Jan 3, 2023 - Things to Do

Explore the Miami area's natural wonders by foot, bike and kayak

Lillypads float over the water in the Everglades.

The view from the Anhinga Trail in the Everglades. Photo: Martin Vassolo/Axios

I got the chance to disconnect over the winter holiday break and enjoy the great outdoors.

  • With family visiting from Spain, I explored the Miami metro and its natural wonders through their eyes. It served as a great reminder that there's always more to discover about my hometown.

If you're looking to plan your next adventure, here are a few tips from my low-budget "staycation."

Trail walking

We drove down to Homestead to look for alligators and walk around the Everglades' Pine Island trails.

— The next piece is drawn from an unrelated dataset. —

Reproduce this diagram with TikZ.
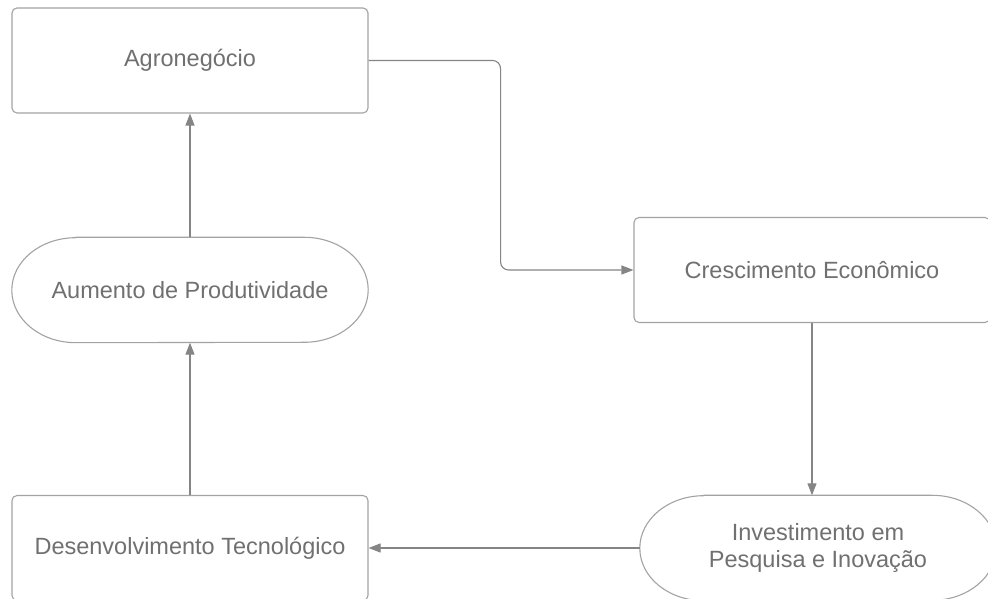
\documentclass[tikz,border=0pt]{standalone}
\usepackage{fontspec}
\setmainfont{Liberation Sans}
\usetikzlibrary{arrows.meta}
\definecolor{txtc}{HTML}{707070}
\definecolor{boxc}{HTML}{A3A3A3}
\definecolor{arrc}{HTML}{858585}
\tikzset{
  lbl/.style={text=txtc, font=\fontsize{23.5}{27}\selectfont, align=center, inner sep=0pt},
  boxnode/.style={lbl, draw=boxc, line width=1.1pt, rounded corners=5pt, minimum width=356pt, minimum height=105pt},
  termnode/.style={lbl, minimum width=356pt, minimum height=105pt},
  termline/.style={draw=boxc, line width=1.1pt},
  conn/.style={draw=arrc, line width=1.1pt, -{Triangle[length=12pt,width=9pt]}},
}
\begin{document}
\begin{tikzpicture}[x=1pt,y=1pt]
\useasboundingbox[fill=white] (0,0) rectangle (988,599);
% nodes
\node[boxnode] (agro) at (190,538.5) {Agronegócio};
\node[termnode] (aum) at (190,309) {Aumento de Produtividade};
\node[boxnode] (dev) at (190,51) {Desenvolvimento Tecnológico};
\node[boxnode] (cre) at (812,329) {Crescimento Econômico};
\node[termnode] (inv) at (818,51) {Investimento em\\Pesquisa e Inovação};
% terminator outlines
\foreach \n in {aum,inv}{
  \draw[termline] ([xshift=64pt]\n.north west) -- ([xshift=-64pt]\n.north east)
    arc[start angle=90,end angle=-90,x radius=64pt,y radius=52.5pt]
    -- ([xshift=64pt]\n.south west)
    arc[start angle=270,end angle=90,x radius=64pt,y radius=52.5pt] -- cycle;
}
% connectors
\draw[conn] (aum.north) -- (agro.south);
\draw[conn] (dev.north) -- (aum.south);
\draw[conn, rounded corners=8pt] (agro.east) -- ++(132,0) |- (cre.west);
\draw[conn] (cre.south) -- (cre.south |- inv.north);
\draw[conn] (inv.west) -- (dev.east);
\end{tikzpicture}
\end{document}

  • On the Anhinga Trail, we spotted several chilled-out gators lounging near the swamp, checked out the "sunburnt" gumbo limbo trees and went searching for woodpeckers.

Be smart: Get there early! There's a lot more to fit into your day, like the Flamingo Trails and canoe launches.

  • If you think you'll visit the park more than once this year, consider getting an annual pass ($55). With daily passes costing $33, it'll save you some money.

I bought a bike online a few weeks ago and got the chance to put it together over the break. Decked out in safety lights and a helmet, I went for my first ride along the Miami Beach Beachwalk. It was a grossly humid day, but I got in a decent workout!

Be smart: Other than the standard warning about Miami drivers, I recommend getting a good pair of lights to make sure you're visible. And if you store your bike outdoors like I do, a tarp will go a long way to protect against rust.

Plus: If you want to bike in a big group, consider joining Critical Mass. It organizes 12- to 18-mile rides across Miami on the last Friday of every month.

An inflatable kayak.
Our new kayak pictured at Oleta River. Photo: Martin Vassolo/Axios

I received an unexpected gift from my in-laws this Christmas — an inflatable kayak for my wife and I to share. It doesn't take up too much space in our apartment, and it's surprisingly easy to put together.

  • We took it out to Oleta River over the weekend, and it rode like a dream. Though, watch out for the bay's choppy waters.

Pro tip: Park entry costs $6 per vehicle, and you can rent a lifejacket for $5 if you don’t have one.

  • Oleta also offers kayak and canoe rentals for as low as $40.
  • You can paddle around the park, dock at the beach and go for a swim. If you’re brave, you can cross over to one of the islands but beware of boats!